The monthlong project incorporated Area 515 members’ penchant for makerspace hobbies with Webgeeks members’ savvy for web programming. 

“We don’t always do things like tonight with hardware. This is kind of new for us,” Stevens said. 

“It was just a very natural thing to say, ‘Hey, you guys are tinkerers, and we are tinkerers, or like to think of ourselves as tinkerers. … Our audience and their audience certainly have that same geek-ability to find out as much as they can about a subject in a thing, and really deep-dive into it.” 
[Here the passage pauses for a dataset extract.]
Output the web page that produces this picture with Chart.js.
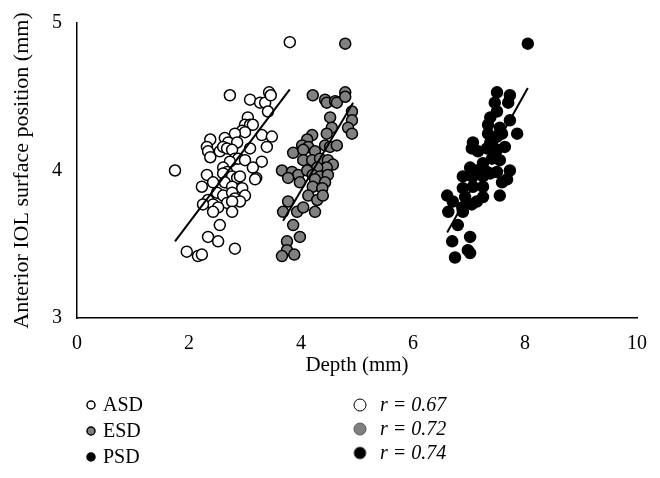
<!DOCTYPE html>
<html>
<head>
<meta charset="utf-8">
<title>Depth vs anterior IOL surface position</title>
<script src="https://cdn.jsdelivr.net/npm/chart.js@4.4.1/dist/chart.umd.min.js"></script>
<style>
  html, body { margin: 0; padding: 0; background: #fff; }
  .chart-wrapper { position: relative; width: 660px; height: 478px; }
</style>
</head>
<body>
<div class="chart-wrapper">
  <canvas id="myChart" width="660" height="478"></canvas>
</div>
<script>
// ASD points
const asdX = [3.80, 2.73, 3.09, 3.27, 3.36, 3.43, 3.46, 3.41, 3.05, 3.00, 3.09, 3.14, 2.95, 3.00, 3.30, 3.48, 2.82,
  2.64, 2.70, 2.86, 2.38, 2.32, 2.34, 2.38, 2.55, 2.61, 2.68, 2.77, 3.09, 3.39, 2.82, 2.88, 3.00, 2.73, 3.30,
  1.75, 2.32, 2.61, 2.68, 3.14, 3.20, 2.61, 2.77, 2.86, 2.91, 3.18, 2.23, 2.43, 2.64, 2.77, 2.95, 3.00,
  2.50, 2.61, 2.77, 2.82, 2.91, 2.34, 2.43, 2.25, 2.68, 2.77, 2.52, 2.43, 2.77, 2.55, 2.34, 2.52, 2.82,
  1.96, 2.16, 2.23];
const asdY = [4.87, 4.51, 4.48, 4.46, 4.46, 4.53, 4.51, 4.40, 4.36, 4.31, 4.31, 4.31, 4.27, 4.26, 4.24, 4.23, 4.25,
  4.22, 4.19, 4.19, 4.21, 4.16, 4.13, 4.09, 4.13, 4.16, 4.15, 4.14, 4.15, 4.16, 4.08, 4.08, 4.07, 4.06, 4.06,
  4.00, 3.97, 4.02, 3.99, 4.02, 3.95, 3.98, 3.96, 3.95, 3.96, 3.94, 3.89, 3.92, 3.92, 3.89, 3.88, 3.83,
  3.85, 3.83, 3.85, 3.81, 3.79, 3.80, 3.77, 3.77, 3.78, 3.79, 3.75, 3.72, 3.72, 3.63, 3.55, 3.52, 3.47,
  3.45, 3.42, 3.43];

// ESD points
const esdX = [4.79, 4.21, 4.43, 4.46, 4.61, 4.64, 4.79, 4.79, 4.91, 4.91, 4.84, 4.91, 4.52, 4.55, 4.46,
  4.20, 4.11, 4.02, 4.13, 3.86, 4.04, 4.25, 4.43, 4.52, 4.64, 4.04, 4.20, 4.34, 4.48, 4.57, 4.46, 4.29,
  3.66, 3.84, 3.95, 4.11, 4.21, 4.34, 4.48, 3.77, 3.98, 4.25, 4.43, 4.21, 4.38, 4.13, 4.29, 4.39,
  3.77, 3.68, 3.93, 4.04, 4.25, 3.86, 3.98, 3.75, 3.75, 3.66, 3.88];
const esdY = [4.86, 4.51, 4.48, 4.46, 4.47, 4.46, 4.53, 4.50, 4.40, 4.34, 4.29, 4.25, 4.36, 4.29, 4.25,
  4.24, 4.21, 4.17, 4.16, 4.12, 4.14, 4.13, 4.17, 4.16, 4.17, 4.07, 4.07, 4.08, 4.07, 4.04, 4.02, 4.02,
  4.00, 3.99, 3.97, 4.00, 3.97, 3.96, 3.97, 3.95, 3.92, 3.94, 3.92, 3.89, 3.88, 3.83, 3.80, 3.83,
  3.79, 3.72, 3.72, 3.75, 3.72, 3.63, 3.55, 3.52, 3.46, 3.42, 3.43];

// PSD points
const psdX = [8.05, 7.50, 7.73, 7.70, 7.46, 7.50, 7.38, 7.34, 7.55, 7.73, 7.86, 7.34, 7.50, 7.59, 7.38, 7.07,
  7.05, 7.16, 7.32, 7.50, 7.64, 7.41, 7.55, 7.25, 7.02, 7.14, 7.32, 7.73, 6.89, 7.05, 7.50, 7.25, 7.38,
  7.59, 7.68, 7.55, 6.89, 7.07, 7.25, 6.93, 7.14, 7.25, 7.05, 6.61, 6.71, 6.88, 6.89, 6.63, 6.80,
  6.70, 7.02, 6.98, 7.02, 6.75];
const psdY = [4.86, 4.53, 4.51, 4.46, 4.46, 4.40, 4.36, 4.31, 4.29, 4.34, 4.25, 4.25, 4.23, 4.25, 4.19, 4.19,
  4.15, 4.13, 4.15, 4.14, 4.16, 4.08, 4.07, 4.05, 4.02, 4.00, 3.99, 4.00, 3.96, 3.96, 3.99, 3.96, 3.98,
  3.92, 3.94, 3.83, 3.88, 3.89, 3.89, 3.82, 3.79, 3.82, 3.77, 3.83, 3.79, 3.75, 3.72, 3.72, 3.63,
  3.52, 3.55, 3.46, 3.44, 3.41];

// fitted lines, [start, end]
const asdFitX = [1.75, 3.80], asdFitY = [3.52, 4.55];
const esdFitX = [3.68, 4.93], esdFitY = [3.66, 4.46];
const psdFitX = [6.61, 8.05], psdFitY = [3.58, 4.56];

const groupNames = ['ASD', 'ESD', 'PSD'];
const rValues = ['0.67', '0.72', '0.74'];
const fills = ['#ffffff', '#808080', '#000000'];

function pts(xs, ys) {
  return xs.map((x, i) => ({ x: x, y: ys[i] }));
}

const serif = '"Liberation Serif", "DejaVu Serif", serif';

// legend under the plot, two columns
const legendPlugin = {
  id: 'bottomLegend',
  afterDraw(chart) {
    const c = chart.ctx;
    c.save();
    c.textBaseline = 'middle';
    c.fillStyle = '#000';
    const rowsL = [405, 431, 457];
    const rowsR = [405, 429, 453];
    for (let i = 0; i < 3; i++) {
      // left column
      c.beginPath();
      c.arc(91, rowsL[i], 4, 0, Math.PI * 2);
      c.fillStyle = fills[i];
      c.fill();
      c.lineWidth = 1.5;
      c.strokeStyle = '#000';
      c.stroke();
      c.fillStyle = '#000';
      c.font = '20px ' + serif;
      c.textAlign = 'left';
      c.fillText(groupNames[i], 103, rowsL[i] + 1);
      // right column
      c.beginPath();
      c.arc(360, rowsR[i], 6, 0, Math.PI * 2);
      c.fillStyle = fills[i];
      c.fill();
      c.lineWidth = 1;
      c.strokeStyle = i === 0 ? '#000' : '#555';
      c.stroke();
      c.fillStyle = '#000';
      c.font = 'italic 20px ' + serif;
      c.fillText('r = ' + rValues[i], 380, rowsR[i] + 1);
    }
    c.restore();
  }
};

const pointStyle = (fill) => ({
  type: 'scatter',
  pointRadius: 5.5,
  pointHoverRadius: 5.5,
  pointBackgroundColor: fill,
  pointBorderColor: '#000',
  pointBorderWidth: 1.5,
  order: 2
});

const lineStyle = {
  type: 'line',
  showLine: true,
  pointRadius: 0,
  borderColor: '#000',
  borderWidth: 2,
  fill: false,
  order: 1
};

const ctx = document.getElementById('myChart');
const myChart = new Chart(ctx, {
  type: 'scatter',
  data: {
    datasets: [
      Object.assign({ label: 'ASD fit', data: pts(asdFitX, asdFitY) }, lineStyle),
      Object.assign({ label: 'ESD fit', data: pts(esdFitX, esdFitY) }, lineStyle),
      Object.assign({ label: 'PSD fit', data: pts(psdFitX, psdFitY) }, lineStyle),
      Object.assign({ label: 'ASD', data: pts(asdX, asdY) }, pointStyle(fills[0])),
      Object.assign({ label: 'ESD', data: pts(esdX, esdY) }, pointStyle(fills[1])),
      Object.assign({ label: 'PSD', data: pts(psdX, psdY) }, pointStyle(fills[2]))
    ]
  },
  options: {
    responsive: false,
    animation: false,
    layout: { padding: { top: 23, right: 23, left: 0, bottom: 0 } },
    plugins: {
      legend: { display: false },
      tooltip: { enabled: false }
    },
    scales: {
      x: {
        type: 'linear',
        min: 0,
        max: 10,
        grid: { display: false },
        border: { display: true, color: '#000', width: 1.5 },
        ticks: { stepSize: 2, padding: 6, color: '#000', font: { family: serif, size: 20 } },
        title: { display: true, text: 'Depth (mm)', color: '#000', font: { family: serif, size: 21 }, padding: { top: 0, bottom: 100 } },
        afterFit(scale) { scale.height = 160; }
      },
      y: {
        type: 'linear',
        min: 3,
        max: 5,
        grid: { display: false },
        border: { display: true, color: '#000', width: 1.5 },
        ticks: { stepSize: 1, padding: 7, color: '#000', font: { family: serif, size: 20 } },
        title: { display: true, text: 'Anterior IOL surface position (mm)', color: '#000', font: { family: serif, size: 22 }, padding: { top: 9, bottom: 0 } },
        afterFit(scale) { scale.width = 77; }
      }
    }
  },
  plugins: [legendPlugin]
});
</script>
</body>
</html>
Des Moines Webgeeks recognizes 10 years in July of offering out-of-the-box experiences for coding and development enthusiasts. The group loosely started with a focus in web design, but grew with the Des Moines community into fostering more programming-heavy resources. 

For Thursday’s project, Stevens and his partners were aiming to build hardware that signals every time the lever of a beer tap is pulled — signals that, with a bit of math, could tell his team how much beer was left in the office keg. 

“Ideally, that would be the end result,” Stevens said. “We started that project with four other co-workers of mine. … I do have faith that the project will be taken to fruition, but probably not with me.” 

Stevens joined in 2009, one year after Webgeeks was founded, and now organizes metro eventsalong with Jessica Le and Josh Larson. 

“Webgeeks certainly is a really good group for entry-level people that don’t know where to put their efforts — they’re interested in this, but they don’t know how to take that anywhere else,” Stevens said. “Webgeeks is a perfect gateway for anybody who’s interested in developments in this world.” 

Webgeeks meets the second Monday of each month at Pillar Technology, and rotates among Des Moines sites for a lunch event regularly. The group has roughly 200 people involved in events, Stevens estimates, with an average of 20 people, depending on the event — most events tend to have a few new individuals attending, Stevens said. 

“We focus on trends in technologies rather than very specific aspects of web development,” he said. “There’s lots of other user groups that are very specific niche, and we’re just this wide — any part of web development is typically what we talk about.”